> [Exercise instructions]: From the very first line of the data to the line containing "2.08, 2.12, 2.00]", retype everything exactly, leaving the pictures behind.
== Information provided
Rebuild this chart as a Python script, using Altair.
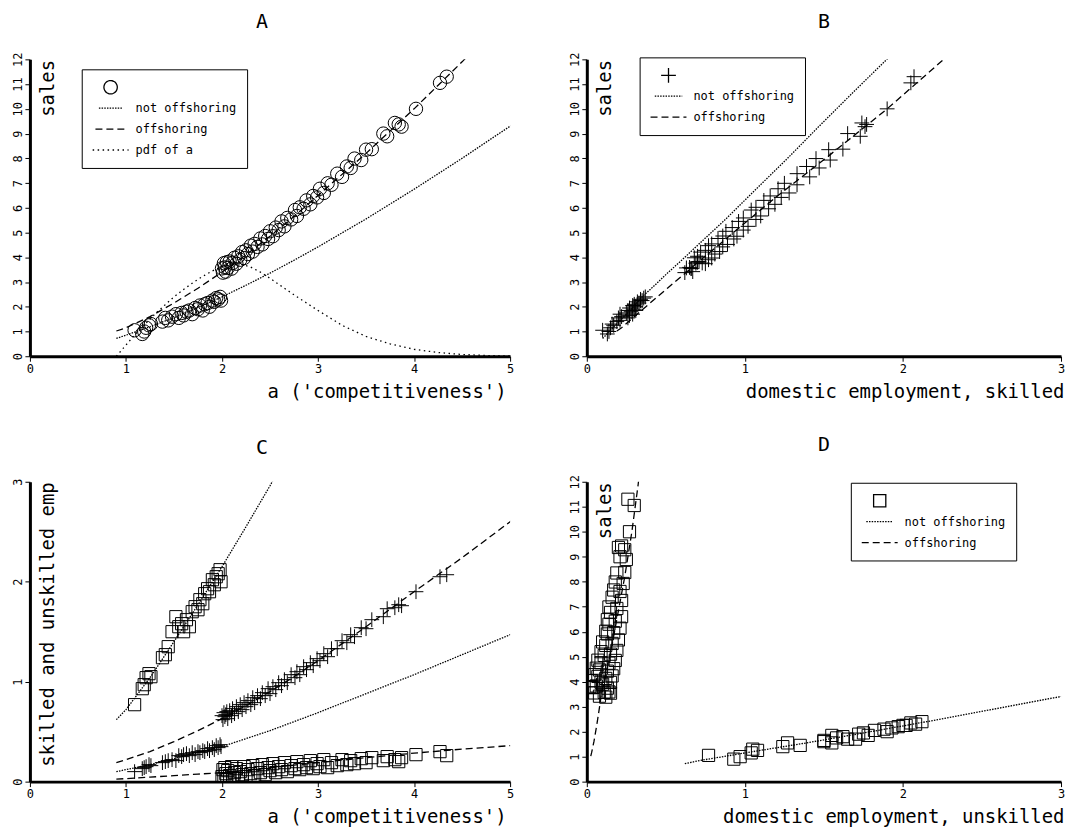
import altair as alt
import pandas as pd

MONO = "DejaVu Sans Mono"

# ---------------- firm level data (read from the scatter clouds) ----------------
# firms that do not offshore (a < 2)
no_a = [1.09, 1.17, 1.19, 1.21, 1.24, 1.26, 1.38, 1.41, 1.44, 1.48, 1.52, 1.55, 1.58, 1.60, 1.63,
        1.66, 1.69, 1.72, 1.75, 1.77, 1.80, 1.82, 1.85, 1.87, 1.90, 1.92, 1.94, 1.96, 1.98, 1.99]
no_sales = [1.05, 0.90, 1.00, 1.15, 1.25, 1.30, 1.40, 1.55, 1.45, 1.60, 1.70, 1.55, 1.75, 1.65, 1.80,
            1.85, 1.70, 1.95, 1.90, 2.05, 1.85, 2.10, 2.15, 2.00, 2.25, 2.20, 2.35, 2.30, 2.40, 2.25]
no_skilled = [0.10, 0.13, 0.14, 0.15, 0.17, 0.16, 0.19, 0.20, 0.21, 0.22, 0.21, 0.26, 0.25, 0.27, 0.28,
              0.26, 0.29, 0.27, 0.30, 0.29, 0.31, 0.30, 0.33, 0.31, 0.34, 0.32, 0.36, 0.34, 0.37, 0.35]
no_unskilled = [0.77, 0.93, 0.97, 1.04, 1.08, 1.05, 1.24, 1.27, 1.35, 1.50, 1.65, 1.55, 1.58, 1.50, 1.62,
                1.55, 1.70, 1.75, 1.72, 1.82, 1.78, 1.88, 1.93, 1.90, 2.02, 1.97, 2.05, 2.08, 2.12, 2.00]

# firms that offshore (a >= 2)
off_a = [2.00, 2.01, 2.02, 2.03, 2.04, 2.05, 2.06, 2.08, 2.10, 2.11, 2.13, 2.15, 2.17, 2.19, 2.21,
         2.23, 2.25, 2.27, 2.30, 2.32, 2.34, 2.37, 2.40, 2.42, 2.45, 2.48, 2.50, 2.53, 2.56, 2.59,
         2.62, 2.65, 2.68, 2.72, 2.76, 2.78, 2.81, 2.85, 2.88, 2.92, 2.95, 2.99, 3.02, 3.06, 3.10,
         3.14, 3.20, 3.25, 3.30, 3.34, 3.38, 3.45, 3.50, 3.56, 3.68, 3.72, 3.80, 3.84, 3.87, 4.02,
         4.27, 4.34]
off_sales = [3.55, 3.38, 3.76, 3.59, 3.42, 3.80, 3.57, 3.83, 3.54, 3.77, 3.98, 3.74, 4.04, 3.90, 4.21,
             3.97, 4.28, 4.13, 4.47, 4.23, 4.54, 4.42, 4.76, 4.52, 4.86, 4.74, 5.05, 4.85, 5.20, 5.10,
             5.45, 5.25, 5.59, 5.53, 5.91, 5.67, 6.02, 5.96, 6.30, 6.14, 6.48, 6.42, 6.77, 6.60, 6.99,
             6.93, 7.38, 7.25, 7.67, 7.61, 7.99, 7.93, 8.35, 8.37, 9.00, 8.89, 9.43, 9.37, 9.28, 10.00,
             11.05, 11.30]
off_skilled = [0.66, 0.62, 0.69, 0.65, 0.67, 0.70, 0.63, 0.71, 0.66, 0.73, 0.68, 0.75, 0.70, 0.77, 0.72,
               0.79, 0.75, 0.81, 0.77, 0.84, 0.79, 0.86, 0.83, 0.89, 0.86, 0.93, 0.88, 0.95, 0.92, 0.99,
               0.96, 1.02, 0.99, 1.07, 1.04, 1.10, 1.07, 1.15, 1.12, 1.19, 1.16, 1.23, 1.21, 1.28, 1.25,
               1.33, 1.33, 1.41, 1.39, 1.47, 1.45, 1.54, 1.53, 1.62, 1.65, 1.73, 1.74, 1.77, 1.76, 1.90,
               2.05, 2.07]
off_unskilled = [0.05, 0.12, 0.03, 0.14, 0.08, 0.02, 0.11, 0.06, 0.15, 0.04, 0.09, 0.13, 0.03, 0.10, 0.07,
                 0.15, 0.05, 0.12, 0.08, 0.16, 0.06, 0.13, 0.09, 0.17, 0.07, 0.14, 0.11, 0.18, 0.09, 0.15,
                 0.12, 0.19, 0.10, 0.16, 0.13, 0.20, 0.12, 0.17, 0.14, 0.21, 0.13, 0.18, 0.15, 0.22, 0.14,
                 0.19, 0.16, 0.22, 0.17, 0.21, 0.18, 0.23, 0.19, 0.24, 0.21, 0.25, 0.22, 0.20, 0.24, 0.27,
                 0.30, 0.26]

# ---------------- model curves ----------------
grid_a = [0.9, 1.0, 1.25, 1.5, 1.75, 2.0, 2.25, 2.5, 2.75, 3.0, 3.5, 4.0, 4.5, 5.0, 5.5, 6.0]
sales_no = [0.72, 0.85, 1.19, 1.56, 1.97, 2.40, 2.87, 3.36, 3.88, 4.42, 5.55, 6.75, 8.0, 9.3, 10.7, 12.2]
sales_off = [1.02, 1.15, 1.60, 2.15, 2.75, 3.40, 4.10, 4.85, 5.65, 6.50, 8.20, 10.0, 11.9, 13.9, 16.0, 18.2]
skilled_no = [0.10, 0.12, 0.17, 0.23, 0.29, 0.35, 0.43, 0.51, 0.60, 0.69, 0.88, 1.07, 1.27, 1.47, 1.69, 1.93]
skilled_off = [0.19, 0.22, 0.30, 0.40, 0.51, 0.63, 0.76, 0.90, 1.05, 1.21, 1.55, 1.90, 2.24, 2.60, 2.97, 3.35]
unskilled_no = [0.62, 0.72, 1.04, 1.40, 1.77, 2.15, 2.55, 2.96, 3.40, 3.85, 4.8, 5.8, 6.9, 8.0, 9.2, 10.5]
unskilled_off = [0.025, 0.03, 0.045, 0.06, 0.075, 0.09, 0.115, 0.14, 0.165, 0.19, 0.24, 0.285, 0.325,
                 0.36, 0.40, 0.44]

pdf_a = [0.9, 1.0, 1.1, 1.2, 1.3, 1.4, 1.5, 1.6, 1.7, 1.8, 1.9, 2.0, 2.1, 2.2, 2.3, 2.4, 2.5, 2.75,
         3.0, 3.25, 3.5, 3.75, 4.0, 4.25, 4.5, 4.75, 5.0]
pdf_val = [0.0, 0.45, 0.9, 1.3, 1.7, 2.05, 2.4, 2.7, 2.98, 3.23, 3.45, 3.62, 3.72, 3.72, 3.6, 3.4, 3.15,
           2.48, 1.85, 1.25, 0.8, 0.5, 0.28, 0.15, 0.07, 0.03, 0.01]

# text
panel_titles = ["A", "B", "C", "D"]
x_titles = ["a ('competitiveness')", "domestic employment, skilled",
            "a ('competitiveness')", "domestic employment, unskilled"]
y_titles = ["sales", "sales", "skilled and unskilled emp", "sales"]
keys = ["pt", "not offshoring", "offshoring", "pdf of a"]

# ---------------- tables ----------------
firms = pd.DataFrame({
    "a": no_a + off_a,
    "sales": no_sales + off_sales,
    "skilled": no_skilled + off_skilled,
    "unskilled": no_unskilled + off_unskilled,
})
firms["key"] = "pt"


def curve(xs, ys, key, series="s"):
    return pd.DataFrame({"x": xs, "y": ys, "key": key, "series": series, "o": list(range(len(xs)))})


DASH = {"pt": [1, 0], "not offshoring": [1.5, 1.2], "offshoring": [7, 4], "pdf of a": [1.5, 3.5]}
PLUS = "M-1,0L1,0M0,-1L0,1"


def xaxis(title, values, tx):
    return alt.Axis(title=title, values=values, grid=False, domainWidth=3, domainColor="black",
                    tickColor="black", tickSize=5, tickWidth=1, labelFont=MONO, labelFontSize=12,
                    labelColor="black", labelPadding=2, labelAngle=0, labelFlush=False,
                    titleFont=MONO, titleFontSize=19, titleFontWeight="normal", titleColor="black",
                    titleX=tx, titleY=41, titleAlign="right", titleBaseline="alphabetic")


def yaxis(title, values):
    return alt.Axis(title=title, values=values, grid=False, domainWidth=3, domainColor="black",
                    tickColor="black", tickSize=5, tickWidth=1, labelFont=MONO, labelFontSize=12,
                    labelColor="black", labelPadding=0, labelAngle=270, labelAlign="center",
                    labelBaseline="bottom", labelFlush=False,
                    titleFont=MONO, titleFontSize=19, titleFontWeight="normal", titleColor="black",
                    titleAngle=270, titleX=18, titleY=0, titleAlign="right", titleBaseline="middle")


def leg(lx, ly):
    return alt.Legend(title=None, orient="none", legendX=lx, legendY=ly, strokeColor="black",
                      fillColor="white", padding=10, labelFont=MONO, labelFontSize=12,
                      labelColor="black", labelOffset=6, rowPadding=5, clipHeight=16,
                      symbolStrokeColor="black", symbolStrokeWidth=1.3, symbolOpacity=1,
                      labelExpr="datum.label == 'pt' ? '' : datum.label")


def panel(idx, lines, pts, xdom, ydom, xvals, yvals, tx, w, h, tdx, dom=None, shapes=None,
          sizes=None, legpos=None):
    xs = alt.Scale(domain=xdom, nice=False, zero=False)
    ys = alt.Scale(domain=ydom, nice=False, zero=False)
    xa = xaxis(x_titles[idx], xvals, tx)
    ya = yaxis(y_titles[idx], yvals)
    if dom is not None:
        lg = leg(*legpos)
        dash_scale = alt.Scale(domain=dom, range=[DASH[k] for k in dom])
        sd = alt.StrokeDash("key:N", scale=dash_scale, legend=lg)
    else:
        lg = None
        dash_scale = alt.Scale(domain=list(DASH.keys()), range=list(DASH.values()))
        sd = alt.StrokeDash("key:N", scale=dash_scale, legend=None)
    line = alt.Chart(lines).mark_line(clip=True, color="black", strokeWidth=1.3).encode(
        x=alt.X("x:Q", scale=xs, axis=xa),
        y=alt.Y("y:Q", scale=ys, axis=ya),
        strokeDash=sd,
        detail="series:N",
        order="o:Q",
    )
    layers = [line]
    for (df, xf, yf, shp, sz) in pts:
        if dom is not None:
            m = alt.Chart(df).mark_point(filled=False, color="black", opacity=1, strokeWidth=1,
                                         clip=True).encode(
                x=alt.X(xf + ":Q", scale=xs, axis=xa),
                y=alt.Y(yf + ":Q", scale=ys, axis=ya),
                shape=alt.Shape("key:N", scale=alt.Scale(domain=dom, range=shapes), legend=lg),
                size=alt.Size("key:O", scale=alt.Scale(domain=dom, range=sizes), legend=lg),
            )
        else:
            m = alt.Chart(df).mark_point(filled=False, color="black", opacity=1, strokeWidth=1,
                                         clip=True, shape=shp, size=sz).encode(
                x=alt.X(xf + ":Q", scale=xs, axis=xa),
                y=alt.Y(yf + ":Q", scale=ys, axis=ya),
            )
        layers.append(m)
    return alt.layer(*layers).properties(
        width=w, height=h,
        title=alt.TitleParams(panel_titles[idx], font=MONO, fontSize=20, fontWeight="normal",
                              color="black", offset=20, dx=tdx),
    )


linesA = pd.concat([curve(grid_a, sales_no, "not offshoring"), curve(grid_a, sales_off, "offshoring"),
                    curve(pdf_a, pdf_val, "pdf of a")])
linesB = pd.concat([curve(skilled_no, sales_no, "not offshoring"),
                    curve(skilled_off, sales_off, "offshoring")])
linesC = pd.concat([curve(grid_a, skilled_no, "not offshoring", "sk"),
                    curve(grid_a, skilled_off, "offshoring", "sk"),
                    curve(grid_a, unskilled_no, "not offshoring", "un"),
                    curve(grid_a, unskilled_off, "offshoring", "un")])
linesD = pd.concat([curve(unskilled_no, sales_no, "not offshoring"),
                    curve(unskilled_off, sales_off, "offshoring")])

WL, WR = 482, 476
A = panel(0, linesA, [(firms, "a", "sales", None, None)], [0, 5], [0, 12], list(range(6)),
          list(range(13)), 478, WL, 298, -8, dom=keys,
          shapes=["circle", "stroke", "stroke", "stroke"], sizes=[180, 1300, 1300, 1300],
          legpos=(52, 10))
B = panel(1, linesB, [(firms, "skilled", "sales", None, None)], [0, 3], [0, 12], list(range(4)),
          list(range(13)), 479, WR, 298, 0, dom=keys[:3], shapes=[PLUS, "stroke", "stroke"],
          sizes=[220, 1300, 1300], legpos=(53, -2))
C = panel(2, linesC, [(firms, "a", "skilled", PLUS, 220), (firms, "a", "unskilled", "square", 150)],
          [0, 5], [0, 3], list(range(6)), list(range(4)), 478, WL, 301, -8)
D = panel(3, linesD, [(firms, "unskilled", "sales", None, None)], [0, 3], [0, 12], list(range(4)),
          list(range(13)), 479, WR, 301, 0, dom=keys[:3], shapes=["square", "stroke", "stroke"],
          sizes=[150, 1300, 1300], legpos=(265, 1))

ind = dict(shape="independent", size="independent", strokeDash="independent")
chart = alt.concat(A, B, C, D, columns=2, spacing=alt.RowColnumber(row=126, column=77),
                   bounds="flush").resolve_scale(**ind).configure_view(
    stroke=None).properties(padding={"left": 4, "top": 2, "right": 2, "bottom": 2},
                            background="white")

chart.save("out.html", embed_options={"renderer": "svg", "actions": False})
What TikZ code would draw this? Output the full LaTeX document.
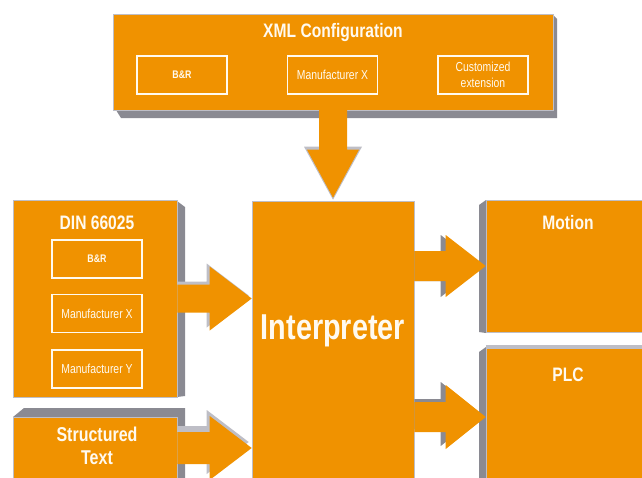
\documentclass[tikz,border=0pt]{standalone}
\usepackage{fontspec}
\usetikzlibrary{calc}
\newfontfamily\condfont[FakeStretch=0.8]{Liberation Sans}
\definecolor{boxorange}{RGB}{240,146,0}
\definecolor{sidegrey}{RGB}{138,138,146}
\definecolor{rimgrey}{RGB}{190,190,198}
\definecolor{labelwhite}{RGB}{255,250,240}

% rightward block arrow: #2 start, #3 tip, #4 shaft half width, #5 head half width,
% #6 head length, #7/#8 offset of the shape apart from its start edge (canvas pt)
\newcommand\rightblock[8][]{%
  \path[#1] let \p1=(#2), \p2=(#3) in
    (\x1,\y1+#8pt+#4pt) -- (\x2+#7pt-#6pt,\y1+#8pt+#4pt) -- (\x2+#7pt-#6pt,\y1+#8pt+#5pt)
    -- (\x2+#7pt,\y1+#8pt) -- (\x2+#7pt-#6pt,\y1+#8pt-#5pt) -- (\x2+#7pt-#6pt,\y1+#8pt-#4pt)
    -- (\x1,\y1+#8pt-#4pt) -- cycle;}

\begin{document}
\begin{tikzpicture}[x=1pt,y=-1pt,
  box/.style={fill=boxorange, draw=rimgrey, line width=0.6pt, inner sep=0pt},
  sub/.style={draw=labelwhite, line width=1.1pt, minimum width=90pt, minimum height=38pt,
    inner sep=0pt, text=labelwhite, align=center,
    font=\condfont\fontsize{13}{16}\selectfont},
  subbold/.style={sub, font=\condfont\bfseries\fontsize{11}{13}\selectfont},
  title/.style={text=labelwhite, inner sep=0pt, align=center,
    font=\condfont\bfseries\fontsize{19.5}{23}\selectfont},
  side/.style={fill=sidegrey},
  arrowbody/.style={fill=boxorange},
  arrowshade/.style={fill=rimgrey}]

\useasboundingbox (0,0) rectangle (642,477);
\fill[white] (0,0) rectangle (642,477);
\clip (0,0) rectangle (642,477);

% ---- side faces of the blocks ----
\fill[side] (116,110) -- (553,110) -- (553,15) -- (557,19) -- (557,118) -- (121,118) -- cycle;
\fill[side] (177,201) -- (185,207) -- (185,396) -- (177,397) -- cycle;
\fill[side] (13,417) -- (24,408) -- (185,408) -- (185,480) -- (177,480) -- (177,417) -- cycle;
\fill[side] (486,200) -- (479,205) -- (479,332) -- (486,333) -- cycle;
\fill[side] (486,347) -- (479,352) -- (479,480) -- (486,480) -- cycle;
\fill[rimgrey] (486,345) -- (650,345) -- (650,348) -- (486,348) -- cycle;

% ---- blocks ----
\node[box, minimum width=440pt, minimum height=96pt] (xml) at (333,62) {};
\node[title] (xmltitle) at (333,32) {XML Configuration};
\node[subbold] (xbr) at (182,75) {B\&R};
\node[sub] (xmx) at (332.5,75) {Manufacturer X};
\node[sub] (xcust) at (483,75) {Customized\\extension};

\node[box, minimum width=162pt, minimum height=289pt] (interp) at (333,345.5) {};
\node[text=labelwhite, inner sep=0pt,
  font=\condfont\bfseries\fontsize{36}{40}\selectfont] (interptitle) at (333,331) {Interpreter};

\node[box, minimum width=164pt, minimum height=197pt] (din) at (95,298.5) {};
\node[title] (dintitle) at (97,223) {DIN 66025};
\node[subbold] (dbr) at (97,259) {B\&R};
\node[sub] (dmx) at (97,313.5) {Manufacturer X};
\node[sub] (dmy) at (97,369) {Manufacturer Y};

\node[box, minimum width=164pt, minimum height=62pt] (st) at (95,448) {};
\node[title, font=\condfont\bfseries\fontsize{20}{23}\selectfont] (sttitle) at (97,446) {Structured\\Text};

\node[box, minimum width=164pt, minimum height=132pt] (motion) at (568,266) {};
\node[title] (motiontitle) at (568,223) {Motion};

\node[box, minimum width=164pt, minimum height=138pt] (plc) at (568,417) {};
\node[title] (plctitle) at (568,375) {PLC};

% ---- block arrows ----
% XML configuration down to the interpreter (grey rim round the head)
\path[arrowshade] let \p1=(xml.south), \p2=(interp.north) in
  (\x1-29pt,\y2+54pt) -- (\x1,\y2+1pt) -- (\x1+29pt,\y2+54pt) -- cycle;
\path[arrowbody] let \p1=(xml.south), \p2=(interp.north) in
  (\x1-14pt,\y1+1pt) -- (\x1-14pt,\y2+51pt) -- (\x1-26pt,\y2+51pt) -- (\x1,\y2+3pt)
  -- (\x1+26pt,\y2+51pt) -- (\x1+14pt,\y2+51pt) -- (\x1+14pt,\y1+1pt) -- cycle;

% DIN 66025 to the interpreter
\coordinate (dintip) at (interp.west |- din.east);
\rightblock[arrowshade]{din.east}{dintip}{14}{32}{42}{-3}{3}
\rightblock[arrowbody]{din.east}{dintip}{14}{32}{42}{0}{0}

% Structured Text to the interpreter
\coordinate (sttip) at (interp.west |- st.east);
\rightblock[arrowshade]{st.east}{sttip}{16}{32}{42}{-3}{6}
\rightblock[arrowbody]{st.east}{sttip}{16}{32}{42}{0}{0}

% interpreter to Motion
\coordinate (motionstart) at (interp.east |- motion.west);
\rightblock[side]{motionstart}{motion.west}{15}{31}{40}{-5}{0}
\rightblock[arrowbody]{motionstart}{motion.west}{15}{31}{40}{0}{0}

% interpreter to PLC
\coordinate (plcstart) at (interp.east |- plc.west);
\rightblock[side]{plcstart}{plc.west}{15}{32}{40}{-5}{3}
\rightblock[arrowbody]{plcstart}{plc.west}{15}{32}{40}{0}{0}

\end{tikzpicture}
\end{document}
====
> [Task result]:
Rebuild this chart as a Python script, using Altair.
import altair as alt
import pandas as pd

MONO = "DejaVu Sans Mono"

# ---------------- firm level data (read from the scatter clouds) ----------------
# firms that do not offshore (a < 2)
no_a = [1.09, 1.17, 1.19, 1.21, 1.24, 1.26, 1.38, 1.41, 1.44, 1.48, 1.52, 1.55, 1.58, 1.60, 1.63,
        1.66, 1.69, 1.72, 1.75, 1.77, 1.80, 1.82, 1.85, 1.87, 1.90, 1.92, 1.94, 1.96, 1.98, 1.99]
no_sales = [1.05, 0.90, 1.00, 1.15, 1.25, 1.30, 1.40, 1.55, 1.45, 1.60, 1.70, 1.55, 1.75, 1.65, 1.80,
            1.85, 1.70, 1.95, 1.90, 2.05, 1.85, 2.10, 2.15, 2.00, 2.25, 2.20, 2.35, 2.30, 2.40, 2.25]
no_skilled = [0.10, 0.13, 0.14, 0.15, 0.17, 0.16, 0.19, 0.20, 0.21, 0.22, 0.21, 0.26, 0.25, 0.27, 0.28,
              0.26, 0.29, 0.27, 0.30, 0.29, 0.31, 0.30, 0.33, 0.31, 0.34, 0.32, 0.36, 0.34, 0.37, 0.35]
no_unskilled = [0.77, 0.93, 0.97, 1.04, 1.08, 1.05, 1.24, 1.27, 1.35, 1.50, 1.65, 1.55, 1.58, 1.50, 1.62,
                1.55, 1.70, 1.75, 1.72, 1.82, 1.78, 1.88, 1.93, 1.90, 2.02, 1.97, 2.05, 2.08, 2.12, 2.00]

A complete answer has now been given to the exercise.